Because the worst bombardments start after sunset, the streets empty in late afternoon. In the early hours of yesterday morning, there was a fierce gun battle in the streets around my hotel.

No one seemed to know what it was, but there was speculation it might have been looters from the slums of Saddam City, repelled by police or the Baath Party militia.

Several busloads of young men in black leather jackets have also been sighted arriving in Baghdad - reinforcements for the militia?

The Ministry of Information took foreign journalists to al-Mustansiriyah University yesterday, to see damage from the previous afternoon's bombardment.

An explosion on the campus lawn left a gaping crater and broke a water main, which gurgled muddy liquid into Palestine Boulevard, even as a maintenance crew with a digger tried to repair it.

The detonation scattered chunks of asphalt, glass and dirt for hundreds of metres around. The nearest building, whose blue and white enamel sign clearly marked it in Arabic and English as the Students' Club, was badly damaged.

A young man in a green militia uniform identified himself as Ali Adnan, physics student, age 27.

"All the students in the university who have military training wear this uniform," he said. But surely that did not justify bombing the campus? Mr Adnan claimed there were about two dozen students wounded. One of them probably died, he added.

Inside the Students' Club, there were stacks of plastic chairs, empty glass display cases, crates of soft drinks and giant casserole dishes in the kitchen.

Pieces of bomb shrapnel lay among the clods of dirt and asphalt; they'd even reached the bleachers and basketball courts on the far side of the building, as if a tornado had swept through the campus.

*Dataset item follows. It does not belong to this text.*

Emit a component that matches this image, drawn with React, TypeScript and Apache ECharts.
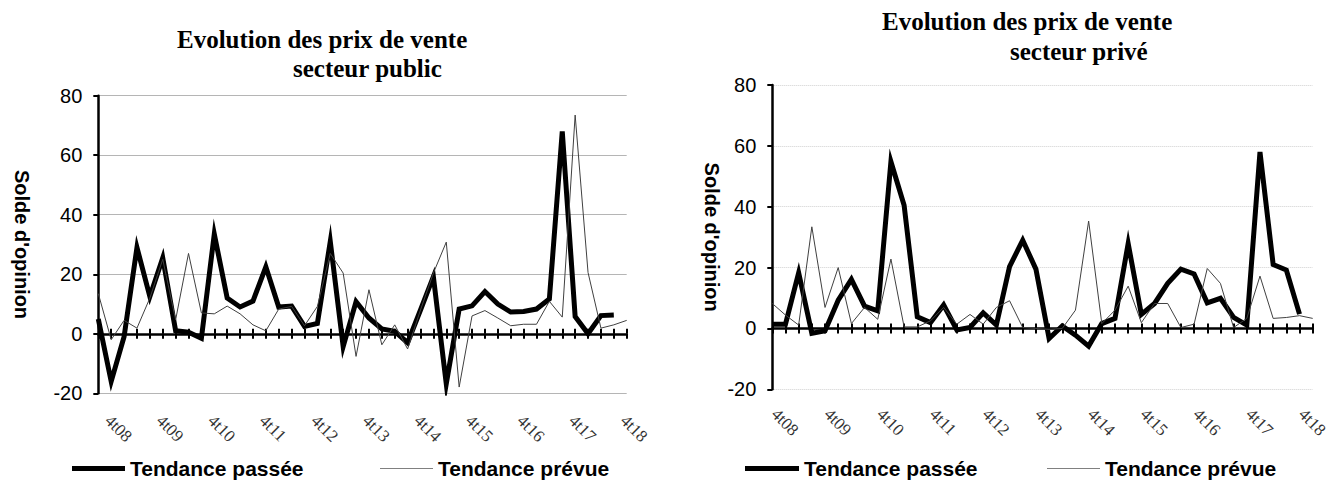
import React, { useEffect, useRef } from "react";
import * as echarts from "echarts";

const QUARTERS = ['4t08','1t09','2t09','3t09','4t09','1t10','2t10','3t10','4t10','1t11','2t11','3t11','4t11','1t12','2t12','3t12','4t12','1t13','2t13','3t13','4t13','1t14','2t14','3t14','4t14','1t15','2t15','3t15','4t15','1t16','2t16','3t16','4t16','1t17','2t17','3t17','4t17','1t18','2t18','3t18','4t18','1t19'];

const Y_TICKS = [-20, 0, 20, 40, 60, 80];

const PUBLIC_PASSEE = [5, -16, -1, 29, 12.5, 25.5, 1, 0.5, -1.5, 33.5, 12, 9, 11, 22.5, 9, 9.3, 2.5, 3.5, 31, -4.3, 10.8, 5.3, 1.6, 0.8, -3, 8, 19.2, -16.8, 8.3, 9.4, 14.2, 10, 7.3, 7.5, 8.3, 11.7, 68, 5.8, 0, 6.1, 6.3];
const PUBLIC_PREVUE = [13.5, -2, 4.5, 1.9, 12, 25, 4.7, 27, 7, 6.7, 9.3, 6.7, 3, 1, 8.3, 9.2, 2.7, 9.2, 27, 20.4, -7.6, 14.8, -3.7, 3, -5.1, 8, 20.4, 30.8, -17.9, 6, 7.8, 5.3, 2.7, 3.2, 3.2, 10.9, 5.6, 73.5, 20.6, 1.9, 3, 4.5];

const PRIVE_PASSEE = [1.4, 1.4, 18.3, -1.6, -0.8, 9.3, 16.1, 7.3, 5.8, 54.8, 40.5, 3.8, 1.9, 7.7, -0.5, 0.3, 5.1, 1.1, 20.3, 29, 19.5, -3.3, 0.8, -2.2, -5.8, 1.6, 3.3, 27.9, 4.6, 8.2, 14.8, 19.5, 17.9, 8.4, 9.9, 3.6, 1.1, 58, 21, 19.2, 4.7];
const PRIVE_PREVUE = [8.2, 4.4, 1.1, 33.4, 6.9, 20, 1.6, 6.9, 3, 22.8, 0.5, 0.5, 2.5, 6.9, 1.4, 4.6, 1.4, 6.9, 9.1, 0.3, 0, -0.3, 0, 6, 35.3, 1.6, 6, 13.9, 1.9, 8.2, 8.2, 0.3, 1.4, 19.7, 14.8, 0.3, 3.3, 17.2, 3.3, 3.6, 4.2, 3.3];

const NAME_PASSEE = "Tendance passée";
const NAME_PREVUE = "Tendance prévue";
const Y_NAME = "Solde d'opinion";
const TITLE_LINE1 = "Evolution des prix de vente";
const TITLE_PUBLIC = "secteur public";
const TITLE_PRIVE = "secteur privé";

const SANS = "'Liberation Sans', Arial, sans-serif";
const SERIF = "'Liberation Serif', 'Times New Roman', serif";

const GRIDS = [
  { left: 98.3, top: 95.7, width: 528.4, height: 297.6, nameGap: 66, label: { margin: 27, pad: 5, valign: "bottom" }, split: { color: "#b5b5b5", width: 1, type: "solid" } },
  { left: 772.3, top: 85, width: 540.4, height: 304.3, nameGap: 50, label: { margin: 20, pad: 3, valign: "middle" }, split: { color: "#d0d0d0", width: 1, type: "dotted" } },
];

function buildOption() {
  const yMin = Y_TICKS[0];
  const yMax = Y_TICKS[Y_TICKS.length - 1];
  const yInterval = Y_TICKS[1] - Y_TICKS[0];

  const xAxes: any[] = [];
  const yAxes: any[] = [];
  GRIDS.forEach((g, gi) => {
    yAxes.push({
      gridIndex: gi,
      type: "value",
      min: yMin,
      max: yMax,
      interval: yInterval,
      name: Y_NAME,
      nameLocation: "middle",
      nameRotate: -90,
      nameGap: g.nameGap,
      nameTextStyle: { fontFamily: SANS, fontWeight: "bold", fontSize: 20, color: "#000" },
      axisLine: { show: true, lineStyle: { color: "#000", width: 2.5 } },
      axisTick: { show: true, length: 5, lineStyle: { color: "#000", width: 2 } },
      axisLabel: { fontFamily: SANS, fontSize: 20, color: "#000", margin: 16 },
      splitLine: { show: true, lineStyle: g.split },
    });
    const zeroOffset = -(0 - yMin) / (yMax - yMin) * g.height;
    // labels axis (at bottom of the plot)
    xAxes.push({
      gridIndex: gi,
      type: "category",
      data: QUARTERS,
      boundaryGap: false,
      position: "bottom",
      axisLine: { show: false, onZero: false },
      axisTick: { show: false },
      splitLine: { show: false },
      axisLabel: {
        interval: 3,
        rotate: -45,
        margin: g.label.margin,
        fontFamily: SERIF,
        fontSize: 17,
        color: "#333",
        align: "left",
        verticalAlign: g.label.valign,
        padding: [0, 0, 0, g.label.pad],
      },
    });
    // zero line with downward ticks
    xAxes.push({
      gridIndex: gi,
      type: "category",
      data: QUARTERS,
      boundaryGap: false,
      position: "bottom",
      axisLine: { show: true, onZero: true, lineStyle: { color: "#000", width: 2.5 } },
      axisTick: { show: true, interval: 0, inside: false, length: 5, lineStyle: { color: "#000", width: 2 } },
      axisLabel: { show: false },
      splitLine: { show: false },
    });
    // upward ticks at zero
    xAxes.push({
      gridIndex: gi,
      type: "category",
      data: QUARTERS,
      boundaryGap: false,
      position: "bottom",
      offset: zeroOffset,
      axisLine: { show: false, onZero: false },
      axisTick: { show: true, interval: 0, inside: true, length: 5, lineStyle: { color: "#000", width: 2 } },
      axisLabel: { show: false },
      splitLine: { show: false },
    });
  });

  const mkSeries = (gi: number, passee: number[], prevue: number[]) => [
    {
      type: "line",
      name: NAME_PASSEE,
      xAxisIndex: gi * 3,
      yAxisIndex: gi,
      data: passee,
      symbol: "none",
      showSymbol: false,
      lineStyle: { color: "#000", width: 5, join: "miter", miterLimit: 8 },
      itemStyle: { color: "#000" },
      z: 3,
    },
    {
      type: "line",
      name: NAME_PREVUE,
      xAxisIndex: gi * 3,
      yAxisIndex: gi,
      data: prevue,
      symbol: "none",
      showSymbol: false,
      lineStyle: { color: "#404040", width: 1, join: "miter", miterLimit: 8 },
      itemStyle: { color: "#404040" },
      z: 4,
    },
  ];

  const legendText = { fontFamily: SANS, fontWeight: "bold", fontSize: 21, color: "#000" };
  const mkLegend = (left: number, name: string, w: number, h: number, color: string) => ({
    left,
    top: 458,
    orient: "horizontal",
    itemWidth: w,
    itemHeight: h,
    padding: 0,
    selectedMode: false,
    data: [{ name, icon: "rect", itemStyle: { color } }],
    textStyle: legendText,
  });

  const titleStyle = { fontFamily: SERIF, fontWeight: "bold", fontSize: 25, fill: "#000" };
  const mkTitle = (x: number, y: number, text: string) => ({
    type: "text",
    x,
    y,
    style: { ...titleStyle, text, textAlign: "left", textVerticalAlign: "middle", verticalAlign: "middle" },
  });

  return {
    animation: false,
    backgroundColor: "#fff",
    grid: GRIDS.map((g) => ({
      left: g.left,
      top: g.top,
      width: g.width,
      height: g.height,
      containLabel: false,
      outerBoundsMode: "none",
    })),
    xAxis: xAxes,
    yAxis: yAxes,
    legend: [
      mkLegend(72, NAME_PASSEE, 53, 5, "#000"),
      mkLegend(380, NAME_PREVUE, 53, 1, "#808080"),
      mkLegend(745, NAME_PASSEE, 54, 5, "#000"),
      mkLegend(1047, NAME_PREVUE, 53, 1, "#808080"),
    ],
    graphic: [
      mkTitle(177, 39, TITLE_LINE1),
      mkTitle(293, 68, TITLE_PUBLIC),
      mkTitle(882, 21, TITLE_LINE1),
      mkTitle(1010, 51, TITLE_PRIVE),
    ],
    series: [...mkSeries(0, PUBLIC_PASSEE, PUBLIC_PREVUE), ...mkSeries(1, PRIVE_PASSEE, PRIVE_PREVUE)],
  };
}

export default function App() {
  const ref = useRef<HTMLDivElement>(null);
  useEffect(() => {
    if (!ref.current) return;
    const chart = echarts.init(ref.current, undefined, { renderer: "svg" });
    chart.setOption(buildOption() as any);
    return () => chart.dispose();
  }, []);
  return (
    <div
      ref={ref}
      style={{ position: "absolute", left: 0, top: 0, width: 1330, height: 481, background: "#fff" }}
    />
  );
}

As we returned to the bus, the obligatory rally in homage to President Saddam Hussein started.

A toothless peasant woman in a black veil screeched in front of the television cameras, then began to sway and wave her hands in a chant of loyalty to the raïs. The crowd followed her cue; everyone was clapping.

The performance was not spontaneous, not happy, there between the gushing water main and the devastated campus.

But they had it down to a "T"; every syllable of adoration for the dictator as much a part of their lives as the shabby shops on Palestine Boulevard and the ominous black clouds above us.